The plaintiffs in the case, Altria Group Inc. v. Good, No. 07-562, were supported on the implied pre-emption argument by the federal government, which took no position on whether the labeling law pre-empted the Maine statute in so many words.

David C. Frederick, who represented the plaintiffs, said the tobacco industry should view the decision as an opportunity. “It would be appropriate for the tobacco companies to take a very hard look at how they market their products, because they have for decades been making deceptive claims about their products.”

“When people buy ‘light yogurt,’ ” Mr. Frederick added, by way of example, “they expect they’re getting less fat.”

Justice Clarence Thomas dissented Monday in an opinion joined by Chief Justice John G. Roberts Jr. and Justices Antonin Scalia and Samuel A. Alito Jr. “The court’s fidelity to Cipollone is unwise and unnecessary,” he wrote, noting that five members of the court that decided the case found the distinctions drawn by it unprincipled.

“The alleged misrepresentation here – that ‘light’ and ‘low tar’ cigarettes are not as healthy as advertised – is actionable only because of the effect that smoking light and low-tar cigarettes had” on the plaintiffs’ health, Justice Thomas wrote.

The essence of the plaintiffs’ claim, Justice Thomas said, was that they had been misled into buying cigarettes they believed were safer than regular ones, meaning their claims fell squarely within the labeling law’s ban on state suits concerning “smoking and health.”

Justice Thomas said that some kinds of fraud claims against cigarette makers may go forward, just not those concerning “smoking and health.”

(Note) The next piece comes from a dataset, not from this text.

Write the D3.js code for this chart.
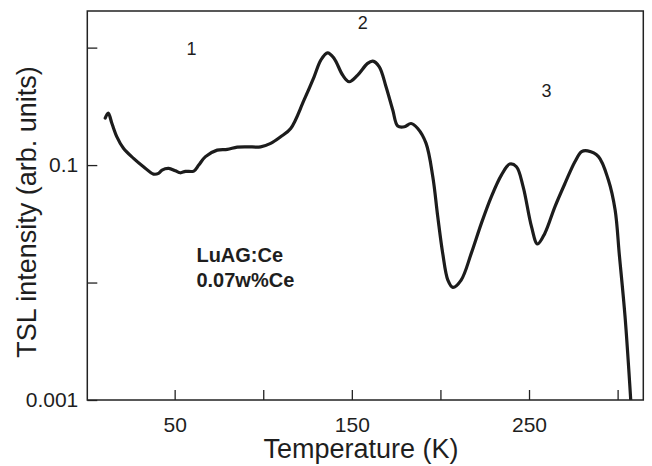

“Thus,” he wrote, “if cigarette manufacturers were to falsely advertise their products as ‘American-made’ or ‘the official cigarette of Major League Baseball,’ state-law claims arising from that wrongful behavior would not be pre-empted.”

Forbidding lawsuits based on health claims, Justice Thomas said, would not mean consumers lack protection, as tobacco marketing is subject to regulatory oversight.

The suits affected by Monday’s decision still face significant hurdles. They typically claim damages based on overpayment for a product less valuable than that advertised, meaning the sums of money involved in individual suits are not particularly large. But fraud claims, which generally require proof of reliance by the each plaintiff, are not ideally suited to class-action treatment.